## [Data extract]
--

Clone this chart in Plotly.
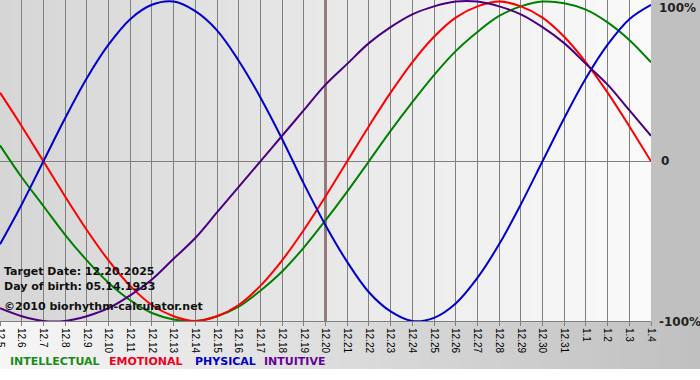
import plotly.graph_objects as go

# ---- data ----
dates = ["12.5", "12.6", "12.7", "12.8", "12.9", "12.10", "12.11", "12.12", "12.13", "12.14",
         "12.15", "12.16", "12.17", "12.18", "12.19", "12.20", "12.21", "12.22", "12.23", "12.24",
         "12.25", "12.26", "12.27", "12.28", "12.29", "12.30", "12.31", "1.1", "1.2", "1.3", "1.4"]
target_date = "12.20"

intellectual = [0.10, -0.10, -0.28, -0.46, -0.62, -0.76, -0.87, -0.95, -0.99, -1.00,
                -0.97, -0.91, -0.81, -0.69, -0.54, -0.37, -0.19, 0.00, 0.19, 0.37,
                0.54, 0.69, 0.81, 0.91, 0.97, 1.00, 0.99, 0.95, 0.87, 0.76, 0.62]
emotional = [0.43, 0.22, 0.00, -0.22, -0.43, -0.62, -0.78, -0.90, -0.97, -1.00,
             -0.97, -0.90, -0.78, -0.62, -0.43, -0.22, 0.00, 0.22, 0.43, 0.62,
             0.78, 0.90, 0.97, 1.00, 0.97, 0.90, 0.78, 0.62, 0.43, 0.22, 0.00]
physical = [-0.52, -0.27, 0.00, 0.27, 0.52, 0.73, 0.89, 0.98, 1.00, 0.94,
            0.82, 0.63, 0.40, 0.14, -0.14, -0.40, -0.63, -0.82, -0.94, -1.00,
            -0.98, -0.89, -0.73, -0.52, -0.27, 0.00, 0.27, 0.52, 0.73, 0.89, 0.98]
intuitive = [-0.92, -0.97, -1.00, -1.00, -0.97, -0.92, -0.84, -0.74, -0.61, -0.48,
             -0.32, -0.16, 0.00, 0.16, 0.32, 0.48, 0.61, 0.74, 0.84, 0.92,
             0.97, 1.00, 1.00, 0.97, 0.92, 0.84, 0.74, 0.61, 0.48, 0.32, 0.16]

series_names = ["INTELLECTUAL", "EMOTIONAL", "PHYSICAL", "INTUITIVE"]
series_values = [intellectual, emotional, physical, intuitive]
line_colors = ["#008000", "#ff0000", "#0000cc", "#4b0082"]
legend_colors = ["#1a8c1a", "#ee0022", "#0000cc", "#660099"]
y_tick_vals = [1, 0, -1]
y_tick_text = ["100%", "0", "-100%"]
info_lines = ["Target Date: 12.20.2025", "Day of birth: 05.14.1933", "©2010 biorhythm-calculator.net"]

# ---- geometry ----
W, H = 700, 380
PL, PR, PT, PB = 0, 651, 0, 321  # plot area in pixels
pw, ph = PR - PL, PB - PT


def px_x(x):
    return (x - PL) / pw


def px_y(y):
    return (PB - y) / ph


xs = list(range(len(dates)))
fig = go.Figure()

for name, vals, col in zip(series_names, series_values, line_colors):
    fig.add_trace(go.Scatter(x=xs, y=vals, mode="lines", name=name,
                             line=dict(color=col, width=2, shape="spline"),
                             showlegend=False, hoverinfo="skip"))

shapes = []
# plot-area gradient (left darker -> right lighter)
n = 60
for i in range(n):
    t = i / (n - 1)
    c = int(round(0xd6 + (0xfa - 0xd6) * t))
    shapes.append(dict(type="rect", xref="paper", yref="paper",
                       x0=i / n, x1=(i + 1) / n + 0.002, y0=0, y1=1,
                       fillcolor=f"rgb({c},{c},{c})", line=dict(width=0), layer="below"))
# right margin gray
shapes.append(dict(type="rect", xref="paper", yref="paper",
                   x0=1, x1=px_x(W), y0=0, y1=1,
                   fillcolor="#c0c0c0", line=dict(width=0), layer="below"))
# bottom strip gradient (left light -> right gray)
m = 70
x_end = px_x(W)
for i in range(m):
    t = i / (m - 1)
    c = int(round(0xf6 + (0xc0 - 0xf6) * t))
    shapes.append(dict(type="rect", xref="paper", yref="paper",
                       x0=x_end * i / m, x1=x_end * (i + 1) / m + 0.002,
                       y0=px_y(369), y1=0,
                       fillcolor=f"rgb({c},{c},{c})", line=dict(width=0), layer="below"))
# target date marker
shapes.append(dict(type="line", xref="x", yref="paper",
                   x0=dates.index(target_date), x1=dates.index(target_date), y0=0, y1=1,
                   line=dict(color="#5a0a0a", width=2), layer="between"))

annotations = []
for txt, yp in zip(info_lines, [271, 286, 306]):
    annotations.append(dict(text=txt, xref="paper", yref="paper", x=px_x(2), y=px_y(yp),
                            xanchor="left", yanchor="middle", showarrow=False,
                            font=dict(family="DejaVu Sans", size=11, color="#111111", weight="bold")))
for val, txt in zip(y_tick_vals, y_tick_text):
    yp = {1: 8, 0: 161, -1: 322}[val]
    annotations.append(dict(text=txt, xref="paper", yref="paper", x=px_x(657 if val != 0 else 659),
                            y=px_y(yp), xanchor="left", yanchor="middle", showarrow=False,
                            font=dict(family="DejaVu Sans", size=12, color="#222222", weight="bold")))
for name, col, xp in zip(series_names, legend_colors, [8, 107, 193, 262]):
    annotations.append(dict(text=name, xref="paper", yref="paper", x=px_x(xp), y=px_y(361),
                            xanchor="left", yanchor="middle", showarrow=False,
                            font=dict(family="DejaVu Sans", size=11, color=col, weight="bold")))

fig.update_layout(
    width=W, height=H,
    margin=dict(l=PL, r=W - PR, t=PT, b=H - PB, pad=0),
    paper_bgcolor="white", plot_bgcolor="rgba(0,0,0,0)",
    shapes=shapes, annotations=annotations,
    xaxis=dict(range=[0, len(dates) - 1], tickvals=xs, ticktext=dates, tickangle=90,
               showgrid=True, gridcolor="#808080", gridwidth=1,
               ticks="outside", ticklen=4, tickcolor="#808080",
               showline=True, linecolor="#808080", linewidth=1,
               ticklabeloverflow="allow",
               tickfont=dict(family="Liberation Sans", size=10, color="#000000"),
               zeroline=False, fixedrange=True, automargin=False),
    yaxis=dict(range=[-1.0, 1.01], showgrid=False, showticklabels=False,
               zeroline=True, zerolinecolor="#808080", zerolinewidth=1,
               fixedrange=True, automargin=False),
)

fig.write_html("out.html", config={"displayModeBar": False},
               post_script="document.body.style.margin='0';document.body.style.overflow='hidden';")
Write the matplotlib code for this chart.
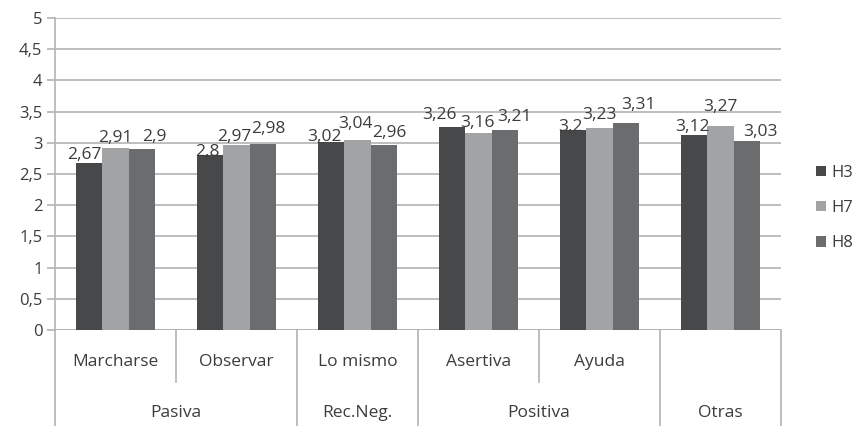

--

## [Your objective]
Copy the whole listing above word for word but do not carry over the pictures.

## [Full solution]
Clone this chart in Plotly.
import plotly.graph_objects as go

# ---- data ----
dates = ["12.5", "12.6", "12.7", "12.8", "12.9", "12.10", "12.11", "12.12", "12.13", "12.14",
         "12.15", "12.16", "12.17", "12.18", "12.19", "12.20", "12.21", "12.22", "12.23", "12.24",
         "12.25", "12.26", "12.27", "12.28", "12.29", "12.30", "12.31", "1.1", "1.2", "1.3", "1.4"]
target_date = "12.20"

intellectual = [0.10, -0.10, -0.28, -0.46, -0.62, -0.76, -0.87, -0.95, -0.99, -1.00,
                -0.97, -0.91, -0.81, -0.69, -0.54, -0.37, -0.19, 0.00, 0.19, 0.37,
                0.54, 0.69, 0.81, 0.91, 0.97, 1.00, 0.99, 0.95, 0.87, 0.76, 0.62]
emotional = [0.43, 0.22, 0.00, -0.22, -0.43, -0.62, -0.78, -0.90, -0.97, -1.00,
             -0.97, -0.90, -0.78, -0.62, -0.43, -0.22, 0.00, 0.22, 0.43, 0.62,
             0.78, 0.90, 0.97, 1.00, 0.97, 0.90, 0.78, 0.62, 0.43, 0.22, 0.00]
physical = [-0.52, -0.27, 0.00, 0.27, 0.52, 0.73, 0.89, 0.98, 1.00, 0.94,
            0.82, 0.63, 0.40, 0.14, -0.14, -0.40, -0.63, -0.82, -0.94, -1.00,
            -0.98, -0.89, -0.73, -0.52, -0.27, 0.00, 0.27, 0.52, 0.73, 0.89, 0.98]
intuitive = [-0.92, -0.97, -1.00, -1.00, -0.97, -0.92, -0.84, -0.74, -0.61, -0.48,
             -0.32, -0.16, 0.00, 0.16, 0.32, 0.48, 0.61, 0.74, 0.84, 0.92,
             0.97, 1.00, 1.00, 0.97, 0.92, 0.84, 0.74, 0.61, 0.48, 0.32, 0.16]

series_names = ["INTELLECTUAL", "EMOTIONAL", "PHYSICAL", "INTUITIVE"]
series_values = [intellectual, emotional, physical, intuitive]
line_colors = ["#008000", "#ff0000", "#0000cc", "#4b0082"]
legend_colors = ["#1a8c1a", "#ee0022", "#0000cc", "#660099"]
y_tick_vals = [1, 0, -1]
y_tick_text = ["100%", "0", "-100%"]
info_lines = ["Target Date: 12.20.2025", "Day of birth: 05.14.1933", "©2010 biorhythm-calculator.net"]

# ---- geometry ----
W, H = 700, 380
PL, PR, PT, PB = 0, 651, 0, 321  # plot area in pixels
pw, ph = PR - PL, PB - PT


def px_x(x):
    return (x - PL) / pw


def px_y(y):
    return (PB - y) / ph


xs = list(range(len(dates)))
fig = go.Figure()

for name, vals, col in zip(series_names, series_values, line_colors):
    fig.add_trace(go.Scatter(x=xs, y=vals, mode="lines", name=name,
                             line=dict(color=col, width=2, shape="spline"),
                             showlegend=False, hoverinfo="skip"))

shapes = []
# plot-area gradient (left darker -> right lighter)
n = 60
for i in range(n):
    t = i / (n - 1)
    c = int(round(0xd6 + (0xfa - 0xd6) * t))
    shapes.append(dict(type="rect", xref="paper", yref="paper",
                       x0=i / n, x1=(i + 1) / n + 0.002, y0=0, y1=1,
                       fillcolor=f"rgb({c},{c},{c})", line=dict(width=0), layer="below"))
# right margin gray
shapes.append(dict(type="rect", xref="paper", yref="paper",
                   x0=1, x1=px_x(W), y0=0, y1=1,
                   fillcolor="#c0c0c0", line=dict(width=0), layer="below"))
# bottom strip gradient (left light -> right gray)
m = 70
x_end = px_x(W)
for i in range(m):
    t = i / (m - 1)
    c = int(round(0xf6 + (0xc0 - 0xf6) * t))
    shapes.append(dict(type="rect", xref="paper", yref="paper",
                       x0=x_end * i / m, x1=x_end * (i + 1) / m + 0.002,
                       y0=px_y(369), y1=0,
                       fillcolor=f"rgb({c},{c},{c})", line=dict(width=0), layer="below"))
# target date marker
shapes.append(dict(type="line", xref="x", yref="paper",
                   x0=dates.index(target_date), x1=dates.index(target_date), y0=0, y1=1,
                   line=dict(color="#5a0a0a", width=2), layer="between"))

annotations = []
for txt, yp in zip(info_lines, [271, 286, 306]):
    annotations.append(dict(text=txt, xref="paper", yref="paper", x=px_x(2), y=px_y(yp),
                            xanchor="left", yanchor="middle", showarrow=False,
                            font=dict(family="DejaVu Sans", size=11, color="#111111", weight="bold")))
for val, txt in zip(y_tick_vals, y_tick_text):
    yp = {1: 8, 0: 161, -1: 322}[val]
    annotations.append(dict(text=txt, xref="paper", yref="paper", x=px_x(657 if val != 0 else 659),
                            y=px_y(yp), xanchor="left", yanchor="middle", showarrow=False,
                            font=dict(family="DejaVu Sans", size=12, color="#222222", weight="bold")))
for name, col, xp in zip(series_names, legend_colors, [8, 107, 193, 262]):
    annotations.append(dict(text=name, xref="paper", yref="paper", x=px_x(xp), y=px_y(361),
                            xanchor="left", yanchor="middle", showarrow=False,
                            font=dict(family="DejaVu Sans", size=11, color=col, weight="bold")))

fig.update_layout(
    width=W, height=H,
    margin=dict(l=PL, r=W - PR, t=PT, b=H - PB, pad=0),
    paper_bgcolor="white", plot_bgcolor="rgba(0,0,0,0)",
    shapes=shapes, annotations=annotations,
    xaxis=dict(range=[0, len(dates) - 1], tickvals=xs, ticktext=dates, tickangle=90,
               showgrid=True, gridcolor="#808080", gridwidth=1,
               ticks="outside", ticklen=4, tickcolor="#808080",
               showline=True, linecolor="#808080", linewidth=1,
               ticklabeloverflow="allow",
               tickfont=dict(family="Liberation Sans", size=10, color="#000000"),
               zeroline=False, fixedrange=True, automargin=False),
    yaxis=dict(range=[-1.0, 1.01], showgrid=False, showticklabels=False,
               zeroline=True, zerolinecolor="#808080", zerolinewidth=1,
               fixedrange=True, automargin=False),
)

fig.write_html("out.html", config={"displayModeBar": False},
               post_script="document.body.style.margin='0';document.body.style.overflow='hidden';")
Write the matplotlib code for this chart.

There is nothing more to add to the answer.